Nearly one-third of the world's farms have adopted more environmentally friendly practices while continuing to be productive, according to a global assessment by 17 scientists in five countries.
The researchers analyzed farms that use some form of "sustainable intensification," a term for various practices, including organic farming, that use land, water, biodiversity, labor, knowledge, and technology to both grow crops and reduce environmental impacts like pesticide pollution, soil erosion, and greenhouse gas emissions.
The researchers estimate that nearly one-tenth of the world's farmland is under some form of sustainable intensification, often with dramatic results. They have seen that the new practices can improve productivity, biodiversity, and ecosystem services while lowering farmer costs.
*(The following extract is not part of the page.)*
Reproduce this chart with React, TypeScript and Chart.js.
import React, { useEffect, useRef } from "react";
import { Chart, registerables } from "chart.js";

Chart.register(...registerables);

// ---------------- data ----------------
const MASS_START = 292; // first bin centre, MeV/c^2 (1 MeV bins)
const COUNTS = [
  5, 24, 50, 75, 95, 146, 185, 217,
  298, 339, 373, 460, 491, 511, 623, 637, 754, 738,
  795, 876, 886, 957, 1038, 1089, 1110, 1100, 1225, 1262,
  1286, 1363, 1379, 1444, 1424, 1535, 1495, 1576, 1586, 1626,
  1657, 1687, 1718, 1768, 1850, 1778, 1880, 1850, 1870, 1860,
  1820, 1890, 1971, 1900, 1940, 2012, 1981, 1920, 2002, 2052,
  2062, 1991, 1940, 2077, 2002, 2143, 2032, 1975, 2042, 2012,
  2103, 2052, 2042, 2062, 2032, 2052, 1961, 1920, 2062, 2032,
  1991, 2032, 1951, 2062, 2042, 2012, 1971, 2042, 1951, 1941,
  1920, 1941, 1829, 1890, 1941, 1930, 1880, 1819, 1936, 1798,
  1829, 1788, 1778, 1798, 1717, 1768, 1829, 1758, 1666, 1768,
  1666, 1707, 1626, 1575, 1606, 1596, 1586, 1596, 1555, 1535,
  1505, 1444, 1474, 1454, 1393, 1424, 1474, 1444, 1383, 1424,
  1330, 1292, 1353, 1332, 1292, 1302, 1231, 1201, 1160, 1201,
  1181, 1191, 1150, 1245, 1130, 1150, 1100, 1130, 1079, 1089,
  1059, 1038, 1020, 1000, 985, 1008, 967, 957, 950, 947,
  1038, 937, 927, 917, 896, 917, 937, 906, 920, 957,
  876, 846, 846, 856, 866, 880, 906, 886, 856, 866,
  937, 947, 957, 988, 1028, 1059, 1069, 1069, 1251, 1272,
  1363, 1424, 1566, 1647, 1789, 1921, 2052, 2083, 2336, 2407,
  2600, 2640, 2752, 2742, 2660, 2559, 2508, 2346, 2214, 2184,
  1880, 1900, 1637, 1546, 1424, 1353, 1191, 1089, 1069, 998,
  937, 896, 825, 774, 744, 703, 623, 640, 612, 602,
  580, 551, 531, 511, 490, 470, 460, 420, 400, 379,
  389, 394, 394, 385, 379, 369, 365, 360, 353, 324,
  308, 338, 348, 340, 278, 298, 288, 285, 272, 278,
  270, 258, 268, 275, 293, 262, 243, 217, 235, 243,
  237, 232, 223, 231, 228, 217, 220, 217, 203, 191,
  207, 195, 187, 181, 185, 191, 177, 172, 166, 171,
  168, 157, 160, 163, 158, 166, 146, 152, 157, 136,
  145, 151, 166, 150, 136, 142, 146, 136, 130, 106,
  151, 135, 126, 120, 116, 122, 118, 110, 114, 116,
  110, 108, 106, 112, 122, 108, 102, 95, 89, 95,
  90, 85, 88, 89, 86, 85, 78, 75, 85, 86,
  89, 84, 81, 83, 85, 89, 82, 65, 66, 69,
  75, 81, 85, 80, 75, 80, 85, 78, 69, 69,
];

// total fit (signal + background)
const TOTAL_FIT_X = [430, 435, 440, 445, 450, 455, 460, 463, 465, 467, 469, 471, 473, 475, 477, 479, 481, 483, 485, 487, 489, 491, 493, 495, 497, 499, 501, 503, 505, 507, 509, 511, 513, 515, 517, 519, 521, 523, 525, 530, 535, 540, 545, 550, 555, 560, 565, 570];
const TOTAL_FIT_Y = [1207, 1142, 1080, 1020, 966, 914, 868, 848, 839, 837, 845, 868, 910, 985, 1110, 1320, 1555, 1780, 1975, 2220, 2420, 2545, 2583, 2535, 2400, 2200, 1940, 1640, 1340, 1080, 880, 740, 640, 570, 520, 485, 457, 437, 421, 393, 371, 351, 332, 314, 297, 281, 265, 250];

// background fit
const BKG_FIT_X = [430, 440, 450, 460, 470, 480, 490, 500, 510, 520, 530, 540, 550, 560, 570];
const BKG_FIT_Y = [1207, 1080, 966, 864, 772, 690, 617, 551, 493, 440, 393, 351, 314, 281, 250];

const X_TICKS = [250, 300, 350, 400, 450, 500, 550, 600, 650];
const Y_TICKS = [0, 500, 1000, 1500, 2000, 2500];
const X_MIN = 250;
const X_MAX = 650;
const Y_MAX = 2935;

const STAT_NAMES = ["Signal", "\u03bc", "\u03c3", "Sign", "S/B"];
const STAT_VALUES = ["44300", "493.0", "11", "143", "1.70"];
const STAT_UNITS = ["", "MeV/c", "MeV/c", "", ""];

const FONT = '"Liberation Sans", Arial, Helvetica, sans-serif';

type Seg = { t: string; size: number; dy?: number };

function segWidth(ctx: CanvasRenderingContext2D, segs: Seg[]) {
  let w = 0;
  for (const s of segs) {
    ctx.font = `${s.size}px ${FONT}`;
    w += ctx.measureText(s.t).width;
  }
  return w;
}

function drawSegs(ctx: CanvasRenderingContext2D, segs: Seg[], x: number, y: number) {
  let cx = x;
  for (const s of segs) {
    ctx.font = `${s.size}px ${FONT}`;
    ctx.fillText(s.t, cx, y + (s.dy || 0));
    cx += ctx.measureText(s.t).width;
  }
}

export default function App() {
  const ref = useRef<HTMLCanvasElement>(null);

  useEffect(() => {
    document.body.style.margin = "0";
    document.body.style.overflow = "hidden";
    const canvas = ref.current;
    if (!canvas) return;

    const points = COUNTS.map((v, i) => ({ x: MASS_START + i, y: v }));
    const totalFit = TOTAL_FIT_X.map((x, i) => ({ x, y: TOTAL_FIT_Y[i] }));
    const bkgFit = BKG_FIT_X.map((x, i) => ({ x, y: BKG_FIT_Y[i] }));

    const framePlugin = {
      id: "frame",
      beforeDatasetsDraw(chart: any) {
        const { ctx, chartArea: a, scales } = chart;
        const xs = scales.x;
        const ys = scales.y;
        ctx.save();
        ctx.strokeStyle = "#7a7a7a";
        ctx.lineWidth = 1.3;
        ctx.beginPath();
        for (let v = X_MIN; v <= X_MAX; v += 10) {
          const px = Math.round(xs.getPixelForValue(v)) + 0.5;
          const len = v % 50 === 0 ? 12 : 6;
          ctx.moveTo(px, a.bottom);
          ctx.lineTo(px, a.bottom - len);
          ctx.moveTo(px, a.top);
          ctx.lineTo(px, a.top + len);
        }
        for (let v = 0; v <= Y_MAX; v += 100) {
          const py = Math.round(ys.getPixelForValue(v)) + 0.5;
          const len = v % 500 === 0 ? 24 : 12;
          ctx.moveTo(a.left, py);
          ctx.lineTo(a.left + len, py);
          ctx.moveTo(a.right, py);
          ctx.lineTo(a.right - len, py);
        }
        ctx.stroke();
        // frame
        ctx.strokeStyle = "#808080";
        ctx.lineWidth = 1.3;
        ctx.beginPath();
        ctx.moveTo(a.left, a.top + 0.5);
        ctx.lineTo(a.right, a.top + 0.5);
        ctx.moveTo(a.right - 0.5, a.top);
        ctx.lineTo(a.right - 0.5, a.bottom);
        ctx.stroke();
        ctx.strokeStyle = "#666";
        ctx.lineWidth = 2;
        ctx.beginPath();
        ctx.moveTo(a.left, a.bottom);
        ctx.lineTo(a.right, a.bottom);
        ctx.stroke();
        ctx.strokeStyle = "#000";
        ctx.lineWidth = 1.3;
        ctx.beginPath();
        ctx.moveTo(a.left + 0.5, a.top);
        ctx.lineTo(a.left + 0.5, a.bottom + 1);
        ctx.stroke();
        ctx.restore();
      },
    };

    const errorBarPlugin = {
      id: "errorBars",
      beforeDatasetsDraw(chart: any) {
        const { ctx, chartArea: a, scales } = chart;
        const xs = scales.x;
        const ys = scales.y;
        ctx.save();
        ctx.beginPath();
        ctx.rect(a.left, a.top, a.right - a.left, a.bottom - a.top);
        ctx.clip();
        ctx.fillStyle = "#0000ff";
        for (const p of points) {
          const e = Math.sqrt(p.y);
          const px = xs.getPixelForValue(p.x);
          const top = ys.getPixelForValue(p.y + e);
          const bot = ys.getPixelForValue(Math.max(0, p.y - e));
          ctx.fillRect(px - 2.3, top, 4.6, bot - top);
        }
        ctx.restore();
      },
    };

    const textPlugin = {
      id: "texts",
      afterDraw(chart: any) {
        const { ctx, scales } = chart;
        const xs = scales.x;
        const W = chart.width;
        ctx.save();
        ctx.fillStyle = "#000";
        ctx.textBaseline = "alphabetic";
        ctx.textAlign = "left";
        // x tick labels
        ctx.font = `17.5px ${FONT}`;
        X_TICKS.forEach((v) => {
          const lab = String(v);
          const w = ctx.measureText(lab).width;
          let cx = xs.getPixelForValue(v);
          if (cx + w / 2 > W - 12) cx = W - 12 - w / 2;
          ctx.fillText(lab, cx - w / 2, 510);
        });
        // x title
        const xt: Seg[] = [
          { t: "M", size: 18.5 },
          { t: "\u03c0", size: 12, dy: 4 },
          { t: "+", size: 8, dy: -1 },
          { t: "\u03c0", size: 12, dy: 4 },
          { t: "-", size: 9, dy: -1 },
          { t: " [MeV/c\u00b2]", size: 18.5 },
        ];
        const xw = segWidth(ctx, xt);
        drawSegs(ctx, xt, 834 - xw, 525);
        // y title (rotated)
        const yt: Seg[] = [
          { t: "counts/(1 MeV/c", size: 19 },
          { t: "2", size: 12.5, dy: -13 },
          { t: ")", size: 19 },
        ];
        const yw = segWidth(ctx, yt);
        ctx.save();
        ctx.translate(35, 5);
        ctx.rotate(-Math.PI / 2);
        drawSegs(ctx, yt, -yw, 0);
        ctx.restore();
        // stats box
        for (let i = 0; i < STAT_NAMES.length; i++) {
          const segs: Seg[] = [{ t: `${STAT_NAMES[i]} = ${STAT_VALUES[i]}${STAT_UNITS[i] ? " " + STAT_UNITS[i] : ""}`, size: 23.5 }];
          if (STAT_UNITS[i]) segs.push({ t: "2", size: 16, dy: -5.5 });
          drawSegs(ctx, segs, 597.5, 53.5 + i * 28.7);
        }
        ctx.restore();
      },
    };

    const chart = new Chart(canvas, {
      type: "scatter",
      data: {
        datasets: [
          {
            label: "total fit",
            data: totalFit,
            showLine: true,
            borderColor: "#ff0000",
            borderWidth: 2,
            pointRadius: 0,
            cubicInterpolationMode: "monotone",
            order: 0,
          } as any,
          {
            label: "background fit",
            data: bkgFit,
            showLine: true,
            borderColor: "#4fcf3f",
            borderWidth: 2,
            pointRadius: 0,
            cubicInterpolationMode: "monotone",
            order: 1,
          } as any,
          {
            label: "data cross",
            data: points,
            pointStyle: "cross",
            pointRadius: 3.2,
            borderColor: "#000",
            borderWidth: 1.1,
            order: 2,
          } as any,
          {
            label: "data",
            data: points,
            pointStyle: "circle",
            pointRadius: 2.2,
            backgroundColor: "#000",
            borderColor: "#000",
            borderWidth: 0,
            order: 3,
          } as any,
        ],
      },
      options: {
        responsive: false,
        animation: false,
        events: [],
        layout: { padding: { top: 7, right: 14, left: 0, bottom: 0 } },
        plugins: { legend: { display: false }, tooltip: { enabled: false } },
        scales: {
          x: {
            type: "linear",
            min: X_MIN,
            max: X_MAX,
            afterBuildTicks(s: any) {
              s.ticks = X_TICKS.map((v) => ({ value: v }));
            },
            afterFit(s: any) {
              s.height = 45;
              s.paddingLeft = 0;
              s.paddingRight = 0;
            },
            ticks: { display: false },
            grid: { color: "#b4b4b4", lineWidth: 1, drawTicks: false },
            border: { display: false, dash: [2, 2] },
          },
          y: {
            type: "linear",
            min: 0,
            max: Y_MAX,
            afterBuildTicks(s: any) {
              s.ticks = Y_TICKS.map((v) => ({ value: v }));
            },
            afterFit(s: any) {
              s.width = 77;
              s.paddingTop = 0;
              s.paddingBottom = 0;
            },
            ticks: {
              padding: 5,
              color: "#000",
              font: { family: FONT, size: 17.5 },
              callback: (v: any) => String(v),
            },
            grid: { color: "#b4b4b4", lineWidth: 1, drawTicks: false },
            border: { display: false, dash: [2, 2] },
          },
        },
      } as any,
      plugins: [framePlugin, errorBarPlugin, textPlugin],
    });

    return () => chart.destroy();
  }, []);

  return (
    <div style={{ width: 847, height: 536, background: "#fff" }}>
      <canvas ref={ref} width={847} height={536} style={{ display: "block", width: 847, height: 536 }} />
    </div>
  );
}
For example, they document how West Africa farmers have increased yields of maize and cassava; some 100,000 farmers in Cuba increased their productivity 150 percent while cutting their pesticide use by 85 percent.
Sustainable intensification "can result in beneficial outcomes for both agricultural output and natural capital," the researchers write.
"Although we have a long way to go, I'm impressed by how far farmers across the world and especially in less developed countries have come in moving our food-production systems in a healthy direction," said John Reganold, Washington State University Regents Professor of Soil Science and Agroecology and a co-author of the paper. Reganold helped identify farming systems that meet sustainable intensification guidelines and analyze the data.
Less developed countries tend to see the largest improvements in productivity, while industrialized countries "have tended to see increases in efficiency (lower costs), minimizing harm to ecosystem services, and often some reductions in crop and livestock yields," the authors write.
Jules Pretty, the study's lead author and a professor of environment and society at the University of Essex in England, first used the term "sustainable intensification" in a 1997 study of African agriculture. While the word "intensification" typically applies to environmentally harmful agriculture, Pretty used the term "to indicate that desirable outcomes, such as more food and better ecosystem services, need not be mutually exclusive."
The term now appears in more than 100 scholarly papers a year and is central to the United Nations Sustainable Development Goals.
The researchers used scientific publications and datasets to screen some 400 sustainable intensification projects, programs, and initiatives around the world. They chose only those that were implemented on more than 10,000 farms or 10,000 hectares, or nearly 25,000 acres. They estimate that 163 million farms covering more than a billion acres are affected.
The researchers focused on seven different farming changes in which "increases in overall system performance incur no net environmental cost." The changes include an advanced form of Integrated Pest Management that involves Farmer Field Schools teaching farmers agroecological practices, such as building the soil, in more than 90 countries. Other changes include pasture and forage redesign, trees in agricultural systems, irrigation water management, and conservation agriculture, including the soil-saving no-till technique used in eastern Washington.
Sustainable intensification "has been shown to increase productivity, raise system diversity, reduce farmer costs, reduce negative externalities, and improve ecosystem services," the researchers write. They say it has now reached a "tipping point" in which it can be more widely adopted through governmental incentives and policies.
"Stronger government policies across the globe are now needed to support the greater adoption of sustainable intensification farming systems so that the United Nations Sustainable Development Goals endorsed by all members of the UN are met by 2030," said Reganold. "This will help provide sufficient and nutritious food for all, while minimizing environmental impact and enabling producers to earn a decent living."